昨日火事が有った事は耳にしたけど、被害に遭った人が居るかもしれないんだからそこまで興奮するのは如何なものかと。
「それが、燃えたのは南門の近くにある警備隊の詰所なんですよ!」
俺の話なんて聞いていないシードル君は独りでどんどん話を進める。
「警備隊詰所が燃やされるなんて前代未聞ですよ!警備隊の皆さんは血眼になって犯人を探しているとか!」
ちょ、ちょっと待って。
燃やされる?犯人?
失火じゃなくて放火って事?
「ええ、そうです。あそこの詰所には元々竈門などの火元が無くて、煙草を吸う隊員も所属して無かった。つまり、火が付くなら放火しかないって事です」
うん、わかった。それにしても随分と詳しいんだね。
「実は僕の叔父さんがそこの詰所に所属してまして、昨日の放課後会いに行ったんです。そしたらちょうど消火活動が始まったところで、僕も消火から片付けまで手伝ったんですよ」
へえ。シードル君が水魔法を使えるとは知らなかった。意外と多彩なんだな。
「何言ってるんですか。水魔法なんて使えませんよ?」
え?だって消火って。
「僕はドワーフ族ですよ。
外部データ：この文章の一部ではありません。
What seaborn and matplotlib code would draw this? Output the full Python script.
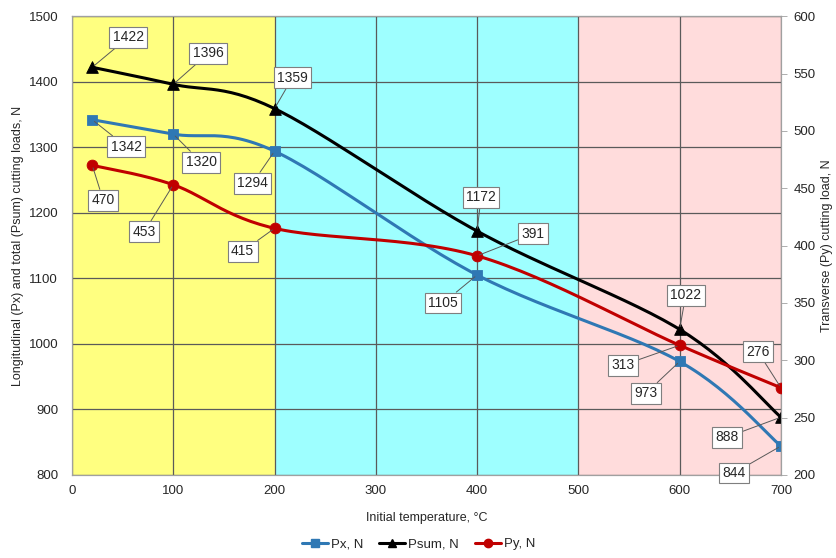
import numpy as np
import pandas as pd
import matplotlib
matplotlib.use('Agg')
import matplotlib.pyplot as plt
from matplotlib.lines import Line2D
import seaborn as sns

# Data
temps = [20, 100, 200, 400, 600, 700]
px = [1342, 1320, 1294, 1105, 973, 844]
psum = [1422, 1396, 1359, 1172, 1022, 888]
py = [470, 453, 415, 391, 313, 276]

# label box offsets (pixels from marker, y up)
px_off = [(34, -27), (28, -28), (-22, -32), (-34, -28), (-34, -32), (-47, -27)]
psum_off = [(36, 30), (35, 31), (18, 31), (4, 34), (6, 34), (-54, -20)]
py_off = [(11, -35), (-29, -47), (-32, -23), (56, 22), (-57, -20), (-23, 36)]

sns.set_theme(style='white')
plt.rcParams['font.family'] = ['Liberation Sans', 'DejaVu Sans']

c_px = '#2F78B4'
c_sum = '#000000'
c_py = '#C00000'


def smooth(x, y, sx, sy, n=30):
    # Excel-like bezier smoothing, computed in screen-ish units
    p = np.column_stack([np.asarray(x, float) * sx, np.asarray(y, float) * sy])
    out = []
    for i in range(len(p) - 1):
        p0 = p[max(i - 1, 0)]
        p1 = p[i]
        p2 = p[i + 1]
        p3 = p[min(i + 2, len(p) - 1)]
        c1 = p1 + (p2 - p0) / 6
        c2 = p2 - (p3 - p1) / 6
        t = np.linspace(0, 1, n)[:, None]
        seg = (1 - t) ** 3 * p1 + 3 * (1 - t) ** 2 * t * c1 + 3 * (1 - t) * t ** 2 * c2 + t ** 3 * p2
        out.append(seg if i == 0 else seg[1:])
    out = np.vstack(out)
    return pd.DataFrame({'x': out[:, 0] / sx, 'y': out[:, 1] / sy})


fig = plt.figure(figsize=(8.37, 5.58), dpi=100)
ax = fig.add_axes([0.086, 0.149, 0.847, 0.822])
ax2 = ax.twinx()

# background bands
ax.axvspan(0, 200, color='#FFFF80', zorder=0, lw=0)
ax.axvspan(200, 500, color='#9EFFFF', zorder=0, lw=0)
ax.axvspan(500, 700, color='#FFDCDC', zorder=0, lw=0)

sx = 709 / 700
sy_left = 459 / 700
sy_right = 459 / 400

d = smooth(temps, psum, sx, sy_left)
sns.lineplot(data=d, x='x', y='y', sort=False, estimator=None, ax=ax, color=c_sum, lw=2.2, zorder=3)
d = smooth(temps, px, sx, sy_left)
sns.lineplot(data=d, x='x', y='y', sort=False, estimator=None, ax=ax, color=c_px, lw=2.2, zorder=3)
sns.scatterplot(x=temps, y=px, ax=ax, marker='s', s=55, color=c_px, edgecolor=c_px, zorder=4)
sns.scatterplot(x=temps, y=psum, ax=ax, marker='^', s=70, color=c_sum, edgecolor=c_sum, zorder=4)

d = smooth(temps, py, sx, sy_right)
sns.lineplot(data=d, x='x', y='y', sort=False, estimator=None, ax=ax2, color=c_py, lw=2.2, zorder=3)
sns.scatterplot(x=temps, y=py, ax=ax2, marker='o', s=60, color=c_py, edgecolor=c_py, zorder=4)

ax.set_xlim(0, 700)
ax.set_ylim(800, 1500)
ax2.set_ylim(200, 600)
ax.set_xticks(range(0, 701, 100))
ax.set_yticks(range(800, 1501, 100))
ax2.set_yticks(range(200, 601, 50))

ax.grid(True, color='#5A5A5A', lw=0.9)
ax.set_axisbelow(True)
for a in (ax, ax2):
    for s in a.spines.values():
        s.set_color('#A0A0A0')
        s.set_linewidth(0.8)
ax.spines['top'].set_color('#404040')
ax.tick_params(axis='y', labelsize=9.5, colors='#262626', length=0, pad=10)
ax.tick_params(axis='x', labelsize=9.5, colors='#262626', length=0, pad=7)
ax2.tick_params(axis='y', labelsize=9.5, colors='#262626', length=4, width=0.6, pad=5, direction='out')
ax2.tick_params(axis='y', color='#A0A0A0')

ax.set_xlabel('Initial temperature, °C', fontsize=9, color='#262626', labelpad=11)
ax.set_ylabel('Longitudinal (Px) and total (Psum) cutting loads, N', fontsize=9, color='#262626', labelpad=3)
ax2.set_ylabel('Transverse (Py) cutting load, N', fontsize=9, color='#262626', labelpad=4)

box = dict(boxstyle='square,pad=0.25', fc='white', ec='#7F7F7F', lw=0.8)
arrow = dict(arrowstyle='-', color='#595959', lw=0.7, shrinkA=0, shrinkB=2)


def label(vals, offs, src):
    for t, v, (dx, dy) in zip(temps, vals, offs):
        ax2.annotate(str(v), xy=(t, v), xycoords=src.transData, xytext=(dx, dy),
                     textcoords='offset pixels', ha='center', va='center',
                     fontsize=10, color='#262626', bbox=box, arrowprops=arrow, zorder=6)


label(psum, psum_off, ax)
label(px, px_off, ax)
label(py, py_off, ax2)

handles = [
    Line2D([], [], color=c_px, marker='s', lw=2.2, ms=6),
    Line2D([], [], color=c_sum, marker='^', lw=2.2, ms=6),
    Line2D([], [], color=c_py, marker='o', lw=2.2, ms=6),
]
fig.legend(handles, ['Px, N', 'Psum, N', 'Py, N'], loc='center', bbox_to_anchor=(0.5, 0.025),
           ncol=3, frameon=False, fontsize=9.5, handlelength=2.0, columnspacing=1.2, handletextpad=0.2)

fig.savefig('out.png', dpi=100)
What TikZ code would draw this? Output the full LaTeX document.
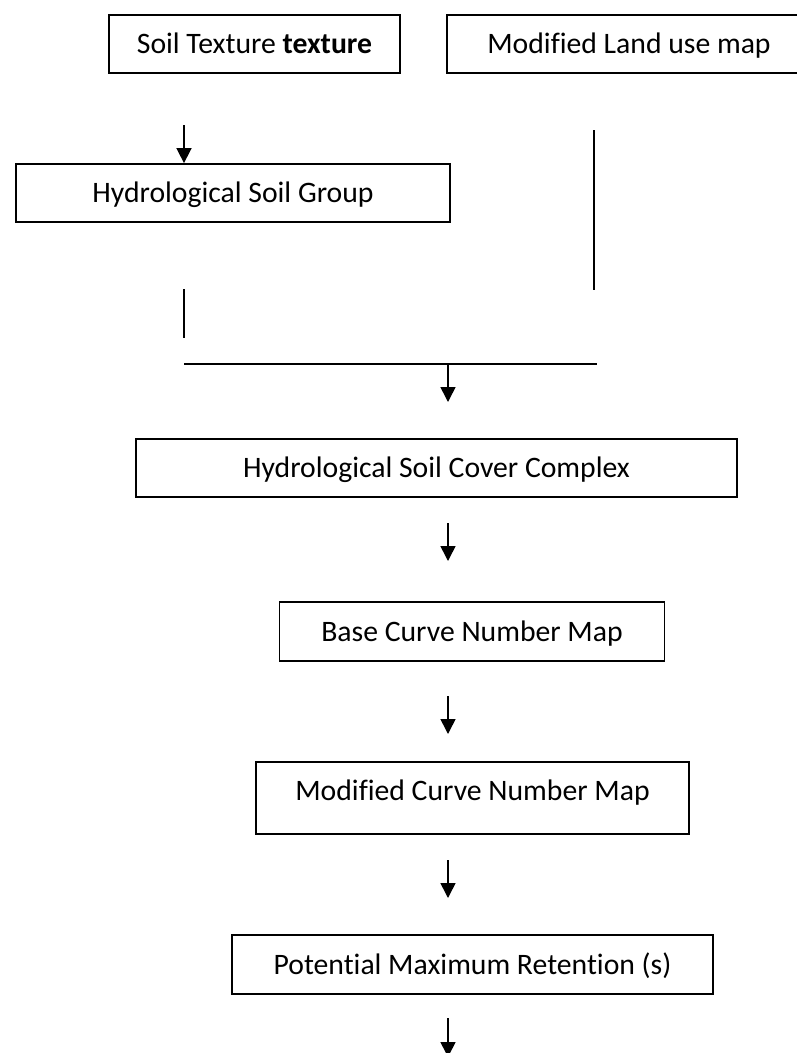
\documentclass[tikz,border=0pt]{standalone}
\usepackage{fontspec}
\setmainfont[Ligatures=NoCommon]{Carlito}
\usetikzlibrary{arrows.meta}
\tikzset{
  x=1pt, y=-1pt,
  stage/.style={draw, line width=1.8pt, inner sep=0pt, align=center,
    text height=19pt, text depth=0pt,
    font=\fontsize{29.7}{35}\selectfont},
  link/.style={line width=1.6pt},
  flow/.style={line width=1.6pt, -{Triangle[length=15pt, width=15pt]}}
}
\begin{document}
\begin{tikzpicture}
\useasboundingbox (0,0) rectangle (797,1053);
\clip (0,0) rectangle (797,1053);

% input layers
\node[stage, minimum width=291pt, minimum height=58pt] (soil) at (254.5,44) {Soil Texture \textbf{texture}};
\node[stage, minimum width=364pt, minimum height=58pt] (land) at (629,44) {Modified Land use map};
\node[stage, minimum width=434pt, minimum height=58pt] (hsg) at (233,193) {Hydrological Soil Group};

% processing chain
\node[stage, minimum width=601pt, minimum height=58pt] (hscc) at (436.5,468) {Hydrological Soil Cover Complex};
\node[stage, minimum width=385pt, minimum height=59pt] (bcn) at (472,631.5) {Base Curve Number Map};
\node[stage, minimum width=433pt, minimum height=72pt, text depth=15pt] (mcn) at (472.5,798) {Modified Curve Number Map};
\node[stage, minimum width=481pt, minimum height=59pt] (pmr) at (472.5,964.5) {Potential Maximum Retention (s)};

% free ends of the connectors
\coordinate (s0) at (184,125);
\coordinate (r0) at (594,130);
\coordinate (r1) at (594,290);
\coordinate (l0) at (184,289);
\coordinate (l1) at (184,338);
\coordinate (m0) at (184,364);
\coordinate (m1) at (597,364);
\coordinate (j)  at (448,364);
\coordinate (a1) at (448,523);
\coordinate (a2) at (448,696);
\coordinate (a3) at (448,860);
\coordinate (a4) at (448,1018);

% connectors
\draw[flow] (s0) -- (s0 |- hsg.north);
\draw[link] (r0) -- (r1);
\draw[link] (l0) -- (l1);
\draw[link] (m0) -- (m1);
\draw[flow] (j) -- ++(0,38);
\draw[flow] (a1) -- ++(0,38);
\draw[flow] (a2) -- ++(0,38);
\draw[flow] (a3) -- ++(0,38);
\draw[flow] (a4) -- ++(0,39);
\end{tikzpicture}
\end{document}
ドワーフ族は火を消すのに水を使わず、土魔法を使います。土で火を完全に覆うんですよ。ちょっとコツがいるんですけど、武器職人の父から教わって火の扱いには慣れてますし、叔父も居たので」
シードル君が恥ずかしがりながらもちょっとだけ自慢げだ。
水で消したんじゃなかったのか。じゃあ、朝聞いたあの話はなんだ?
「火の手に気付くのが遅れて、詰所の一室が燃え落ちてしまいましたが、隣接する建物には広がらずに済みました。警備隊員も皆無事ですが、ただ」
ただ?
「火事の混乱中に、一昨日バルバラさんを襲った犯人2人が居なくなってました。詰所内で監視しながら2人を治療していたんです。折角フリーグ家の高い薬を使ったのに、と叔父さんは憤慨していました」
なるほど、理解した。その2人を逃す為の放火か。犯人像と目的が分かりやすくて助かる。
「あっ、そういう事ですか。流石ゲオルグ君。その話、叔父にも話していいですか?」
いいけど、これくらい警備隊の人達なら考え付くと思うよ?
「おーい。そろそろ作業を始めてくれないと、昼休みに終わらないんだけど」
俺達の長話に痺れを切らした2年の先輩に止められたがシードル君の気持ちは落ち着かず、作業をしながらもシードル君は口を動かし続けた。
シードル君の1番の疑問はバルバラさんを襲った犯人達の黒幕らしい。警備隊が聞き取る前に逃げられたようだからな。俺もそれは気になるが。
あの朝の少年の話。シードル君と話が食い違ってるけど、なんでだ?
どちらかが嘘をついているのか。それとも、そもそも2人とも別の火事現場について話しているのか。
興奮を隠さないシードル君の声を耳に入れながら、俺は別の事を考えていた。